Updated July 19, 2023
Definition of Restricted Stock Units
Restricted stock units (RSUs) refer to the value granted in a company’s common stocks to the employees by an employer as a part of compensation through a well-defined vesting plan and a schedule of distribution based on the accomplishment of set performance milestones or based on a requirement to serve a minimum number of years with the company.
RSUs form part of compensation plans offered by companies. In these plans, employees are granted an interest in a fixed number of units of the company’s common stocks. This means that the units vest in favor of the employees per the company’s vesting schedule. At the vesting date, the employees can get either the units or cash based on the fair market value of the units as on the vesting date.

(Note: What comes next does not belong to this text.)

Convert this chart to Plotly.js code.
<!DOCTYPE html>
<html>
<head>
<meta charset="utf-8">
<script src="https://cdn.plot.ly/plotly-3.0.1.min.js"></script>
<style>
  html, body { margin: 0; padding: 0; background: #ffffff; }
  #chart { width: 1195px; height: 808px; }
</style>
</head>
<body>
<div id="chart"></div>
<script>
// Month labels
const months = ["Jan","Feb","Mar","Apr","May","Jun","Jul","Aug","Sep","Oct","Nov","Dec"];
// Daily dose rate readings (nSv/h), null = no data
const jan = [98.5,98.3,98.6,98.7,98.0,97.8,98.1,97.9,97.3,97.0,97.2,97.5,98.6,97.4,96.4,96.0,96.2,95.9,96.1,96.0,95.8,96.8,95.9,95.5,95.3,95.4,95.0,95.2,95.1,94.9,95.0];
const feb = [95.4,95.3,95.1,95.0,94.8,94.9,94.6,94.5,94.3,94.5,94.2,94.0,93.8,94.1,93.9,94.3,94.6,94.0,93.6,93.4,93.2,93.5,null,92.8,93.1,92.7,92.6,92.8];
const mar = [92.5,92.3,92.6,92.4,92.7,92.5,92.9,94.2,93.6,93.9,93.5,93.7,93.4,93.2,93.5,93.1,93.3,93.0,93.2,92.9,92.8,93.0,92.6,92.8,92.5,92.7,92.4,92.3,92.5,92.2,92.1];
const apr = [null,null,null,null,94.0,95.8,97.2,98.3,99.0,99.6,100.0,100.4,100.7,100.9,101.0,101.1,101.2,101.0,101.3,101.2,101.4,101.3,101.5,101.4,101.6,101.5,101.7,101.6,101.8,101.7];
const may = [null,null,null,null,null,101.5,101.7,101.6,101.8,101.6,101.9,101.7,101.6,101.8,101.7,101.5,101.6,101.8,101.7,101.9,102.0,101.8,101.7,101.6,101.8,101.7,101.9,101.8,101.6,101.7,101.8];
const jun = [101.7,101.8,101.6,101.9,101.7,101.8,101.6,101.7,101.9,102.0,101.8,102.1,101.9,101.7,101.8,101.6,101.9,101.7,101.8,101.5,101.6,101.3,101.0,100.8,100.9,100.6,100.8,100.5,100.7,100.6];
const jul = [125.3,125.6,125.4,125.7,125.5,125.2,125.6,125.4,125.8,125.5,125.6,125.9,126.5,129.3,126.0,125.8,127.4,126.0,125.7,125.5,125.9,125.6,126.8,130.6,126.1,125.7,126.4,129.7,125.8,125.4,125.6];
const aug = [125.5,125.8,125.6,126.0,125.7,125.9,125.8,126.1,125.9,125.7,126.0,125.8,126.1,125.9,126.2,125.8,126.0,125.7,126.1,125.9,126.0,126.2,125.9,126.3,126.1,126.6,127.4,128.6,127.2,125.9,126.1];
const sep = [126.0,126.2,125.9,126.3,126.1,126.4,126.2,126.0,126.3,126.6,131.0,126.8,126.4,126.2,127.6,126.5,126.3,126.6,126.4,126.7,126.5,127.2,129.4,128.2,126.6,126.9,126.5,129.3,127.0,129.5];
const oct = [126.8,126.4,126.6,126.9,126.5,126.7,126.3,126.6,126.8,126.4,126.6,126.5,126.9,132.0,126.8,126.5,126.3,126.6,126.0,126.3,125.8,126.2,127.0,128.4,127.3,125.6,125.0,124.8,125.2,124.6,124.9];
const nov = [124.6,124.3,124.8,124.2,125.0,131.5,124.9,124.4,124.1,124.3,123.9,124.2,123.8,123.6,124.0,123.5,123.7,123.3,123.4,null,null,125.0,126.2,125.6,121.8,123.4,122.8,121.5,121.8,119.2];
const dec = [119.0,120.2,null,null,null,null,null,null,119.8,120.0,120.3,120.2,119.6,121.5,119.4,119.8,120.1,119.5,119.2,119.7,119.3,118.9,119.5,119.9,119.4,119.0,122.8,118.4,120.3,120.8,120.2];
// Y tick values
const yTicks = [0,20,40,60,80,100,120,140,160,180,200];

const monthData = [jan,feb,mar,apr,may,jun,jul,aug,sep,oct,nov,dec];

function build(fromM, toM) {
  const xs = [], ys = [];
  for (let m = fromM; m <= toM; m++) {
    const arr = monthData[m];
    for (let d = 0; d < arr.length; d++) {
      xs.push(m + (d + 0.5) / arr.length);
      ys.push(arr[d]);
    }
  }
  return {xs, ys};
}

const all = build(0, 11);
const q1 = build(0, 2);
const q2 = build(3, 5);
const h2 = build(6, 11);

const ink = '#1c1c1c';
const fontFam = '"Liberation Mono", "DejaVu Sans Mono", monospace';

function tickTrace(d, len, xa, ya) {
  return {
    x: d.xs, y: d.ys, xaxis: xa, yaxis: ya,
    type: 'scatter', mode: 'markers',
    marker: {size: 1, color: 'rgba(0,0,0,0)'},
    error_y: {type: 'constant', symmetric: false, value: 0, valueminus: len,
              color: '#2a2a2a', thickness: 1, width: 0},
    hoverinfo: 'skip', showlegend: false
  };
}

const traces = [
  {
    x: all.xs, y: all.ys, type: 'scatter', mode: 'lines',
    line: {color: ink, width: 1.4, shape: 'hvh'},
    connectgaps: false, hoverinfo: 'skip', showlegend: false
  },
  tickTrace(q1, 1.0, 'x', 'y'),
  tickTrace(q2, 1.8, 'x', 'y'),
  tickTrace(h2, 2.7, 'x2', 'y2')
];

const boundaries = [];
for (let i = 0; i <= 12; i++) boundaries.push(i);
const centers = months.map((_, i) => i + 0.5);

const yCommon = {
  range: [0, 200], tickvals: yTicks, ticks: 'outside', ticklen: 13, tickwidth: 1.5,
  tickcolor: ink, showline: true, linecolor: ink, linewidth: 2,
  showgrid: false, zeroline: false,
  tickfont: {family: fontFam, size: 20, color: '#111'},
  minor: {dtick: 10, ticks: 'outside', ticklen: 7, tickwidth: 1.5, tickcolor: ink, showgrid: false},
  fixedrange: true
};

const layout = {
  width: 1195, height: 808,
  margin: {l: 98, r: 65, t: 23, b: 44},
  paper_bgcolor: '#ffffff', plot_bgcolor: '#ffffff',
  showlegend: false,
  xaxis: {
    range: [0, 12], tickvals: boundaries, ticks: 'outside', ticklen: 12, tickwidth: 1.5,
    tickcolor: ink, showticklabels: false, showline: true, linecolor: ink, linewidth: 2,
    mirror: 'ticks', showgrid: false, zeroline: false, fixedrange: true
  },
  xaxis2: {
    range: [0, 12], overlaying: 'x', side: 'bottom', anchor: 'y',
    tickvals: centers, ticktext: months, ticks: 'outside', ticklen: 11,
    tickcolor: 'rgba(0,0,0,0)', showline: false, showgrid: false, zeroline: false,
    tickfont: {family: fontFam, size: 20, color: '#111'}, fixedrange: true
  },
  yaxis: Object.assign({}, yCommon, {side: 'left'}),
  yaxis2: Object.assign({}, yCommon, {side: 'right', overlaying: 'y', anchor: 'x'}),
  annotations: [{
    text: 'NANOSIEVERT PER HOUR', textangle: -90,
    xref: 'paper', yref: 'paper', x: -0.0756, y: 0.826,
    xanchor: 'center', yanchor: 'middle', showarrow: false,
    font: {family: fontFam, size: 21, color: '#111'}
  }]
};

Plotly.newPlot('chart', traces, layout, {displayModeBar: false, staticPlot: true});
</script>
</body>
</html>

Example of Restricted Stock Units
Suppose a company offers the employee 500 units of restricted stock units as part of the compensation plan in addition to the regular salary. The vesting conditions suggest that the employee must stay with the company for five years to qualify for the stock units. After five years, the employee can call in 500 units of stock or an equivalent cash value based on the stock’s fair market value on the vesting date. This is an example of a restricted stock unit plan.

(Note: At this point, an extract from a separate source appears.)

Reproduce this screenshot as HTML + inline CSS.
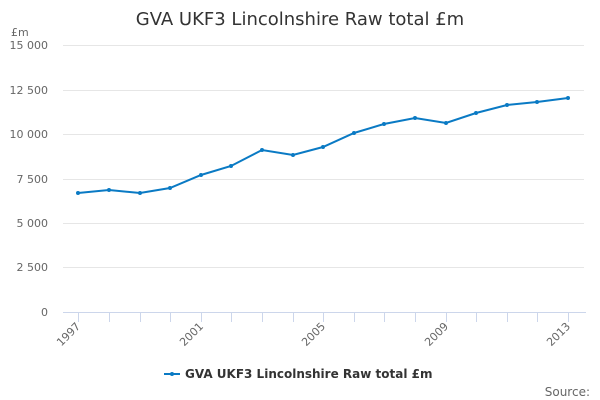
<!DOCTYPE html>
<html><head><meta charset="utf-8"><style>body{margin:0;background:#fff}svg{display:block;font-family:"DejaVu Sans","Liberation Sans",sans-serif}</style></head><body>
<svg width="600" height="400" xmlns="http://www.w3.org/2000/svg">
<text x="300" y="25" text-anchor="middle" font-size="18" fill="#333">GVA UKF3 Lincolnshire Raw total £m</text>
<text x="11" y="36" font-size="11" fill="#666">£m</text>
<g stroke="#e6e6e6" stroke-width="1">
<line x1="63" x2="584" y1="45.5" y2="45.5"/><line x1="63" x2="584" y1="90.5" y2="90.5"/><line x1="63" x2="584" y1="134.5" y2="134.5"/><line x1="63" x2="584" y1="179.5" y2="179.5"/><line x1="63" x2="584" y1="223.5" y2="223.5"/><line x1="63" x2="584" y1="267.5" y2="267.5"/>
</g>
<line x1="63" x2="586" y1="312.5" y2="312.5" stroke="#ccd6eb"/>
<g stroke="#ccd6eb">
<line x1="78.5" x2="78.5" y1="312" y2="322"/><line x1="109.5" x2="109.5" y1="312" y2="322"/><line x1="140.5" x2="140.5" y1="312" y2="322"/><line x1="170.5" x2="170.5" y1="312" y2="322"/><line x1="201.5" x2="201.5" y1="312" y2="322"/><line x1="231.5" x2="231.5" y1="312" y2="322"/><line x1="262.5" x2="262.5" y1="312" y2="322"/><line x1="293.5" x2="293.5" y1="312" y2="322"/><line x1="323.5" x2="323.5" y1="312" y2="322"/><line x1="354.5" x2="354.5" y1="312" y2="322"/><line x1="384.5" x2="384.5" y1="312" y2="322"/><line x1="415.5" x2="415.5" y1="312" y2="322"/><line x1="446.5" x2="446.5" y1="312" y2="322"/><line x1="476.5" x2="476.5" y1="312" y2="322"/><line x1="507.5" x2="507.5" y1="312" y2="322"/><line x1="537.5" x2="537.5" y1="312" y2="322"/><line x1="568.5" x2="568.5" y1="312" y2="322"/>
</g>
<g font-size="11" fill="#666" text-anchor="end">
<text x="48" y="49">15 000</text><text x="48" y="94">12 500</text><text x="48" y="138">10 000</text><text x="48" y="183">7 500</text><text x="48" y="227">5 000</text><text x="48" y="271">2 500</text><text x="48" y="316">0</text>
<text transform="translate(81,327) rotate(-45)">1997</text>
<text transform="translate(204,327) rotate(-45)">2001</text>
<text transform="translate(326,327) rotate(-45)">2005</text>
<text transform="translate(449,327) rotate(-45)">2009</text>
<text transform="translate(571,327) rotate(-45)">2013</text>
</g>
<polyline fill="none" stroke="#0a7ac4" stroke-width="2" points="78,193 109,190 140,193 170,188 201,175 231,166 262,150 293,155 323,147 354,133 384,124 415,118 446,123 476,113 507,105 537,102 568,98"/>
<g fill="#0a7ac4">
<circle cx="78" cy="193" r="2"/><circle cx="109" cy="190" r="2"/><circle cx="140" cy="193" r="2"/><circle cx="170" cy="188" r="2"/><circle cx="201" cy="175" r="2"/><circle cx="231" cy="166" r="2"/><circle cx="262" cy="150" r="2"/><circle cx="293" cy="155" r="2"/><circle cx="323" cy="147" r="2"/><circle cx="354" cy="133" r="2"/><circle cx="384" cy="124" r="2"/><circle cx="415" cy="118" r="2"/><circle cx="446" cy="123" r="2"/><circle cx="476" cy="113" r="2"/><circle cx="507" cy="105" r="2"/><circle cx="537" cy="102" r="2"/><circle cx="568" cy="98" r="2"/>
</g>
<line x1="164" x2="180" y1="374" y2="374" stroke="#0a7ac4" stroke-width="2"/><circle cx="172" cy="374" r="2" fill="#0a7ac4"/>
<text x="185" y="378" font-size="12" font-weight="bold" fill="#333">GVA UKF3 Lincolnshire Raw total £m</text>
<text x="590" y="396" font-size="12" fill="#666" text-anchor="end">Source:</text>
</svg>
</body></html>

How to Tax Restricted Stock Units?
The stock units or cash awarded to the employees at the vested date per the fair market value are the employee’s ordinary income for that year. The payment is based on the stock’s fair market value on the vesting date. The company is required to withhold tax on RSU payouts, and the remaining shares or cash, after deducting taxes, is distributed to the employees. An employee can either hold the claims, or they can sell them.
How is Stock Limited on Restricted Stock Units?
Under RSU plans, the employer promises to pay employees a fixed number of standard stock units or a cash equivalent after completing the vesting period. The number of units the company wants to entitle employees to is based on the company’s assessment of their roles and capabilities.
- The number of years an employee must serve in the company before the right to share vests is limited.
- The performance-based or milestone-based limitation is as follows: Finishing a certain milestone, such as a project, may be subject to a condition.
- A combination of the above two restrictions
Restricted stock units are advantageous for the employer as well as the employees in the following ways:
- The company can retain talented employees, saving them from the loss they would incur on the early resignation of such employees.
- The company is deferring the payments for the future instead of making an upfront payment, hence saving its cash flows.
- The employee gets ownership interest in the company once the option vests.
- In addition to the shares, employees may also have the option to receive an equivalent cash value instead.
Some limitations that employers and employees face in the case of restricted stock units are as follows:
- The exact amount of compensation for employees is unknown to the company initially, as it depends on the fair market value of the RSUs on the vesting date. Additionally, there is a possibility that the stock’s value may not appreciate as expected by the employees.
- If the employees want to leave the company before the vesting period, they will have to forego their rights.
Restricted stock units are an excellent option to retain employees with the company. A benefit of RSUs is that the employees don’t have to bear any cost, which is part of their compensation plan.